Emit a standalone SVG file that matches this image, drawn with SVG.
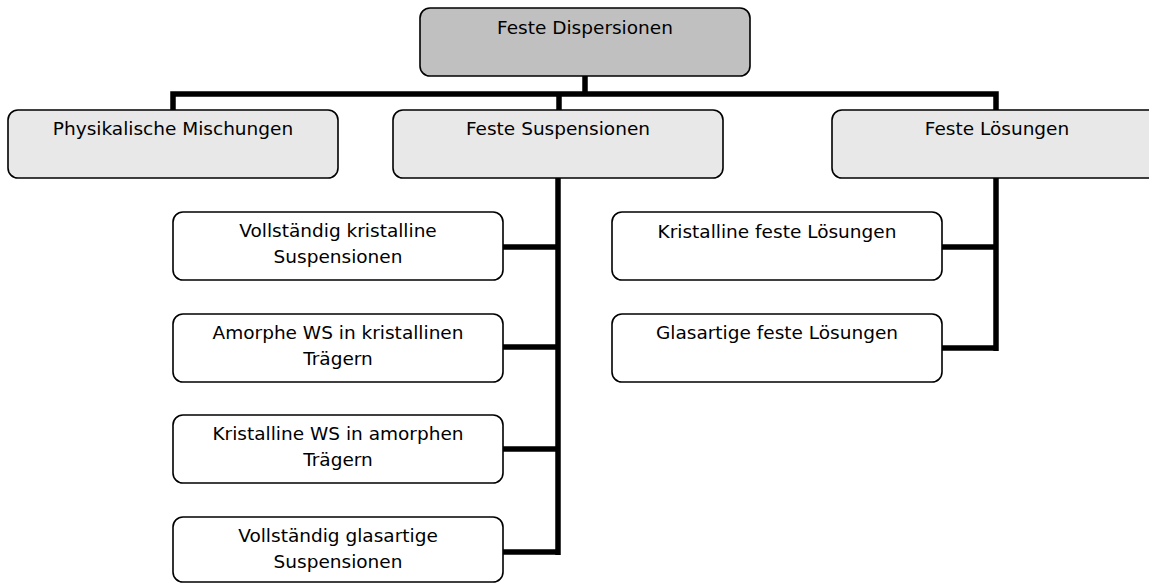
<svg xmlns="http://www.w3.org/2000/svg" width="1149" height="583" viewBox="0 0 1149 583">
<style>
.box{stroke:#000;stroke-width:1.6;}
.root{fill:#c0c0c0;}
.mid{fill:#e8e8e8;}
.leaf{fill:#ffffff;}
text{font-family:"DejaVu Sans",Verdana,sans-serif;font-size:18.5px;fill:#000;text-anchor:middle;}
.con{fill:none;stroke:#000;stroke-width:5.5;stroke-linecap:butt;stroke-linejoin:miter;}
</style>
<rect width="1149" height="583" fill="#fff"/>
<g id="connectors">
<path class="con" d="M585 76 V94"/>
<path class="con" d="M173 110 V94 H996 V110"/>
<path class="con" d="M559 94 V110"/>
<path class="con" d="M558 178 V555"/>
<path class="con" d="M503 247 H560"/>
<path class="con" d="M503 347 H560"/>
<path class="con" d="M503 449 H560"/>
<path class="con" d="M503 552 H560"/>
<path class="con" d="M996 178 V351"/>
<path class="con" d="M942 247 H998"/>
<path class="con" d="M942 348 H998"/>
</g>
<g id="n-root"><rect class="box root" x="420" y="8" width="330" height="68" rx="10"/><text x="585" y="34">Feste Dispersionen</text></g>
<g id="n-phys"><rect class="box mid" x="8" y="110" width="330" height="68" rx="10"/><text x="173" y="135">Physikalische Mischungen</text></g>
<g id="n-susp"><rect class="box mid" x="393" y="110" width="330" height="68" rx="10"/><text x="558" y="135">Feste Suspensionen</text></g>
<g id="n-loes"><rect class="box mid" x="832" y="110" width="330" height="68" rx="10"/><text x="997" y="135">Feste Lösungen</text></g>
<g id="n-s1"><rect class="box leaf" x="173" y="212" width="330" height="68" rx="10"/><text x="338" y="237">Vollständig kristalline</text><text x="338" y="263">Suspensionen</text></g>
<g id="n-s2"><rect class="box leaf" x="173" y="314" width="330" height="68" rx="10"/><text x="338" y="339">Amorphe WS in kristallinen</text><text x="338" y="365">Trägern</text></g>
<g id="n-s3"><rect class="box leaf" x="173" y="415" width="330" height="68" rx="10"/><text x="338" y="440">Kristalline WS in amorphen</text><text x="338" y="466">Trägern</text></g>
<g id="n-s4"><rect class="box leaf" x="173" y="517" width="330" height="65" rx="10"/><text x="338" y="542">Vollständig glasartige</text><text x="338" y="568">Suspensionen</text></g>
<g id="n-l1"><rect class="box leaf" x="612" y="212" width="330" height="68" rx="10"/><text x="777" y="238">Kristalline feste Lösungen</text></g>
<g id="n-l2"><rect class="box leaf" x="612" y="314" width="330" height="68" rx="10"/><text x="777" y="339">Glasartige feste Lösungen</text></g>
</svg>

--

Reproduce the listing word for word and omit its pictures.

Emit a standalone SVG file that matches this image, drawn with SVG.
<svg xmlns="http://www.w3.org/2000/svg" width="1149" height="583" viewBox="0 0 1149 583">
<style>
.box{stroke:#000;stroke-width:1.6;}
.root{fill:#c0c0c0;}
.mid{fill:#e8e8e8;}
.leaf{fill:#ffffff;}
text{font-family:"DejaVu Sans",Verdana,sans-serif;font-size:18.5px;fill:#000;text-anchor:middle;}
.con{fill:none;stroke:#000;stroke-width:5.5;stroke-linecap:butt;stroke-linejoin:miter;}
</style>
<rect width="1149" height="583" fill="#fff"/>
<g id="connectors">
<path class="con" d="M585 76 V94"/>
<path class="con" d="M173 110 V94 H996 V110"/>
<path class="con" d="M559 94 V110"/>
<path class="con" d="M558 178 V555"/>
<path class="con" d="M503 247 H560"/>
<path class="con" d="M503 347 H560"/>
<path class="con" d="M503 449 H560"/>
<path class="con" d="M503 552 H560"/>
<path class="con" d="M996 178 V351"/>
<path class="con" d="M942 247 H998"/>
<path class="con" d="M942 348 H998"/>
</g>
<g id="n-root"><rect class="box root" x="420" y="8" width="330" height="68" rx="10"/><text x="585" y="34">Feste Dispersionen</text></g>
<g id="n-phys"><rect class="box mid" x="8" y="110" width="330" height="68" rx="10"/><text x="173" y="135">Physikalische Mischungen</text></g>
<g id="n-susp"><rect class="box mid" x="393" y="110" width="330" height="68" rx="10"/><text x="558" y="135">Feste Suspensionen</text></g>
<g id="n-loes"><rect class="box mid" x="832" y="110" width="330" height="68" rx="10"/><text x="997" y="135">Feste Lösungen</text></g>
<g id="n-s1"><rect class="box leaf" x="173" y="212" width="330" height="68" rx="10"/><text x="338" y="237">Vollständig kristalline</text><text x="338" y="263">Suspensionen</text></g>
<g id="n-s2"><rect class="box leaf" x="173" y="314" width="330" height="68" rx="10"/><text x="338" y="339">Amorphe WS in kristallinen</text><text x="338" y="365">Trägern</text></g>
<g id="n-s3"><rect class="box leaf" x="173" y="415" width="330" height="68" rx="10"/><text x="338" y="440">Kristalline WS in amorphen</text><text x="338" y="466">Trägern</text></g>
<g id="n-s4"><rect class="box leaf" x="173" y="517" width="330" height="65" rx="10"/><text x="338" y="542">Vollständig glasartige</text><text x="338" y="568">Suspensionen</text></g>
<g id="n-l1"><rect class="box leaf" x="612" y="212" width="330" height="68" rx="10"/><text x="777" y="238">Kristalline feste Lösungen</text></g>
<g id="n-l2"><rect class="box leaf" x="612" y="314" width="330" height="68" rx="10"/><text x="777" y="339">Glasartige feste Lösungen</text></g>
</svg>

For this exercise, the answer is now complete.